I decide to buy water from the snack shop because if we are going to be here for awhile, they may run out. We listen to the Thai voice over the loudspeaker from the warning tower, but have no idea what it is saying. I look to the local people in hopes of a translation, but blank stares look back and one woman's tear-stained cheeks make me look away. Her fear is palpable. Then an English voice begins and the crowd shushes one another, eager for an explanation: "There has been an earthquake in the sea. A Tsunami is expected". I get chills and goosebumps appear on my arms. Holy crap, this is really happening. I look over the view of the white-sand beach and think "I'm really going to see this." I'm not thinking about our stuff, but then Matt and I talk about how everything we have is either in our bungalow or in the safe in the minimart.
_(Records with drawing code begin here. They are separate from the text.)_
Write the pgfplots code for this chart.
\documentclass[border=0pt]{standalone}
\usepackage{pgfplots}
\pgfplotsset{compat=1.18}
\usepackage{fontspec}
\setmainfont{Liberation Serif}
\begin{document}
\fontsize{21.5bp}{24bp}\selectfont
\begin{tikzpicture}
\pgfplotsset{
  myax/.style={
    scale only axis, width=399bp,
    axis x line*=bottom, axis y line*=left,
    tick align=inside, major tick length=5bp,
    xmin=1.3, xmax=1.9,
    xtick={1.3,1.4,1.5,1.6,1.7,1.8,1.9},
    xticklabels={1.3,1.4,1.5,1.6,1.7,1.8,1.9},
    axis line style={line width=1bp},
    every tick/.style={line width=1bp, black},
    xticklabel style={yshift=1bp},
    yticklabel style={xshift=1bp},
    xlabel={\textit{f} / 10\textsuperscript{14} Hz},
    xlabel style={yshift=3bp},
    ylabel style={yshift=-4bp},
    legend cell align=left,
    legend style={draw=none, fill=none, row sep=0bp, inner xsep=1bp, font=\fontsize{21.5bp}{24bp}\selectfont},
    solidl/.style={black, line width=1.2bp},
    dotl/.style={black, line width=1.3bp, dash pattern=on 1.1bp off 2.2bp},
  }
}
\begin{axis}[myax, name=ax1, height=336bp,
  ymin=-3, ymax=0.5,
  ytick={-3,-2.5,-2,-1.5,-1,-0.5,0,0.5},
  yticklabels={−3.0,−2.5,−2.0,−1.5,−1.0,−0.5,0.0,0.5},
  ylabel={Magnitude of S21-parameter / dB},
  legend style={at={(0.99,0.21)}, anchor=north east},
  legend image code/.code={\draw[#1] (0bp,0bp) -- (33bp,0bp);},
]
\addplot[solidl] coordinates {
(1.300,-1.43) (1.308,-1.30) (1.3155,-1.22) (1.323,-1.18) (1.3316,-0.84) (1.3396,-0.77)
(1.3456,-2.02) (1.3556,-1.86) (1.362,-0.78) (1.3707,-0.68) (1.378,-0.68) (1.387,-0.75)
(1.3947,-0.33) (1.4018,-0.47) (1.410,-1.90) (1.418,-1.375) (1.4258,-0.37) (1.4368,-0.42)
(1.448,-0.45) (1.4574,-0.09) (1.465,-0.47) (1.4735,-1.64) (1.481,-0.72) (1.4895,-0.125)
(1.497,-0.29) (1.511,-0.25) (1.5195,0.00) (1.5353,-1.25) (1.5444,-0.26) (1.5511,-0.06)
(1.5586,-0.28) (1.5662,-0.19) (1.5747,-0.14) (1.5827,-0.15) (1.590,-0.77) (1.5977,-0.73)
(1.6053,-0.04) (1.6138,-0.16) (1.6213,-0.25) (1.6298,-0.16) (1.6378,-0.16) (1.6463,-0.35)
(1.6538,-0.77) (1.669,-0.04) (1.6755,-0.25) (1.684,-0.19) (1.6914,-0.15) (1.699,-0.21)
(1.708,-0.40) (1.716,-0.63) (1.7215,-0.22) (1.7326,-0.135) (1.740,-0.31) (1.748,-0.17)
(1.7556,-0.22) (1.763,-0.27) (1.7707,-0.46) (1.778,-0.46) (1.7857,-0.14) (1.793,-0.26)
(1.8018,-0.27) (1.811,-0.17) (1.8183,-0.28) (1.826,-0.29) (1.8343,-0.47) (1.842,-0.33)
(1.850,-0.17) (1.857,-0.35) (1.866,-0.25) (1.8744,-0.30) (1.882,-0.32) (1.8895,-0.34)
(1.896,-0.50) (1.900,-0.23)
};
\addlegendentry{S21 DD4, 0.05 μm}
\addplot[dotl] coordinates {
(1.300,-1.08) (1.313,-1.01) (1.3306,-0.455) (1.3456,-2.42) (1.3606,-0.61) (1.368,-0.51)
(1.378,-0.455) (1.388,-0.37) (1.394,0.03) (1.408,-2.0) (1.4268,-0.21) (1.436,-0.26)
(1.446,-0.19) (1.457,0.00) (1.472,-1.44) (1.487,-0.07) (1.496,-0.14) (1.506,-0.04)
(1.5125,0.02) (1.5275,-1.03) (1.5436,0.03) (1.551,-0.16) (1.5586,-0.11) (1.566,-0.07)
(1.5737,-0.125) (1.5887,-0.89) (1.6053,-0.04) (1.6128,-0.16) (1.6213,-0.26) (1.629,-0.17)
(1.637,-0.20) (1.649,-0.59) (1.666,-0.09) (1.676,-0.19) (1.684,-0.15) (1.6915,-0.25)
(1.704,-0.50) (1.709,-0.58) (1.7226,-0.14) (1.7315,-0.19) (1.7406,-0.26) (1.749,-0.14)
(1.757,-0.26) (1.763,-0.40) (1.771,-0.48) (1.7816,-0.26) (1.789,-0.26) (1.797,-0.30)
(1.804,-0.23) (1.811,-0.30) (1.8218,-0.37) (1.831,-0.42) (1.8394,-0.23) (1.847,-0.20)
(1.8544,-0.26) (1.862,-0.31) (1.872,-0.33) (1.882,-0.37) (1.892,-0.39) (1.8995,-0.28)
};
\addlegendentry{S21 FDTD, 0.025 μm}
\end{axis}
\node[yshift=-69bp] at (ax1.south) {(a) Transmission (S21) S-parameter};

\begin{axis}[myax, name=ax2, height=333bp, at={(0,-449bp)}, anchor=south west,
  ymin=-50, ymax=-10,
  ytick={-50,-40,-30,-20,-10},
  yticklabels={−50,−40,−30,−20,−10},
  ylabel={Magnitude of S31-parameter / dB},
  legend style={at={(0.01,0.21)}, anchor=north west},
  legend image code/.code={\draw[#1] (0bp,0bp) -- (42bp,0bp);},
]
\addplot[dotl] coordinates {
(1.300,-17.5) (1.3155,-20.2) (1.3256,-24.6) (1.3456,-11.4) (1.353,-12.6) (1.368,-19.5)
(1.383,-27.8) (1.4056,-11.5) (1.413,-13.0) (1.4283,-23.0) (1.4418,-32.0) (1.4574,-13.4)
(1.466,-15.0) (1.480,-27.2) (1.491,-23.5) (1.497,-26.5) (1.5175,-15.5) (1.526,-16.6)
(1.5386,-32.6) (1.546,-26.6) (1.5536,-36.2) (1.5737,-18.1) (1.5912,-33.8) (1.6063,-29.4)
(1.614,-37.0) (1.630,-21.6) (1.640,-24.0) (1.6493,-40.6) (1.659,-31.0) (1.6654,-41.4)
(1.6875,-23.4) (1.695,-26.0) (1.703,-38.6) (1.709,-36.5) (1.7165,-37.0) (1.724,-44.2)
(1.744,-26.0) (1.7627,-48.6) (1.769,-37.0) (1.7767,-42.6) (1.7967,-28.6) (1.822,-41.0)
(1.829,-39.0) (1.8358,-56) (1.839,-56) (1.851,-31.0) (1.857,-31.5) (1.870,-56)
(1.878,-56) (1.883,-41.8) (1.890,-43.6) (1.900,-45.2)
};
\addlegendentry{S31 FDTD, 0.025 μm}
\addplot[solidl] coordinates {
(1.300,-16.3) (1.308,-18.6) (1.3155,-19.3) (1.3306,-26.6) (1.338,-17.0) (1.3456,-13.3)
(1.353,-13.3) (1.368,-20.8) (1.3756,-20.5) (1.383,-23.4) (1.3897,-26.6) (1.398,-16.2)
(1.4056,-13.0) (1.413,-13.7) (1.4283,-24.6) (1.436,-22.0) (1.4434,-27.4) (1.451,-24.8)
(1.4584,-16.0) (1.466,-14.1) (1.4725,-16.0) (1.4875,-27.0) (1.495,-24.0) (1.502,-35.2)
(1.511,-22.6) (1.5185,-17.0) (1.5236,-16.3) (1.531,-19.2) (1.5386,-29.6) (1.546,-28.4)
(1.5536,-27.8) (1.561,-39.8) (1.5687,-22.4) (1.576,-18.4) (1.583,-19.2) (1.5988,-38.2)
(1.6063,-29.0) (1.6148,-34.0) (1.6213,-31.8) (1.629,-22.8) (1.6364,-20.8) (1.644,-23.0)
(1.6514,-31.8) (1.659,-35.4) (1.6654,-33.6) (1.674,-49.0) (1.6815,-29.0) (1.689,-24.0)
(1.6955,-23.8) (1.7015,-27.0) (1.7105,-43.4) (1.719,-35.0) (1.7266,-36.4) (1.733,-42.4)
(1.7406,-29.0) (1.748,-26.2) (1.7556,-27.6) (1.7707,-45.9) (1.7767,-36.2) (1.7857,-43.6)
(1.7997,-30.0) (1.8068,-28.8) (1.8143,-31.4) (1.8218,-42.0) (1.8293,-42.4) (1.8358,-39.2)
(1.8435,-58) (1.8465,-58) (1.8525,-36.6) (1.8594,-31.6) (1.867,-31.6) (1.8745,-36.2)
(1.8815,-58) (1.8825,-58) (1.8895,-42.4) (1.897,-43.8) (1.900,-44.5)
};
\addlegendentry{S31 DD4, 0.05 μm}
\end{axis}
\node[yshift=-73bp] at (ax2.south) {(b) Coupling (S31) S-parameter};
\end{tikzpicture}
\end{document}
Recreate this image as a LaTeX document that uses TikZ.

Oh well, what can we do now? The rumours of what has actually happening begin to fly: there has been an 8.3 earthquake in the Andaman Sea; there has been an earthquake in Indonesia and Thailand's other coast is in danger. Westerners on cell phones appear to be relaying this information from their friends and families. But then the siren stops. What does this mean? No one knows what to do. We watch some people returning to the beach. I watch a tourist scanning the horizon with his large binoculars. Some people begin to head down. By then, Kylie and Chris have appeared and Chris has emailed a friend in Australia to ask if there had been any earthquakes reported. All appears to be clear. We decide to watch the sunset and by then 3 hours have passed so it is safe to head down.
At our bungalow, I search for my flip-flops and I can't see them. Then I look over at Chris' bungalow and see my shoes sitting exactly where I left them, by his porch steps, when I leapt out of them several hours ago.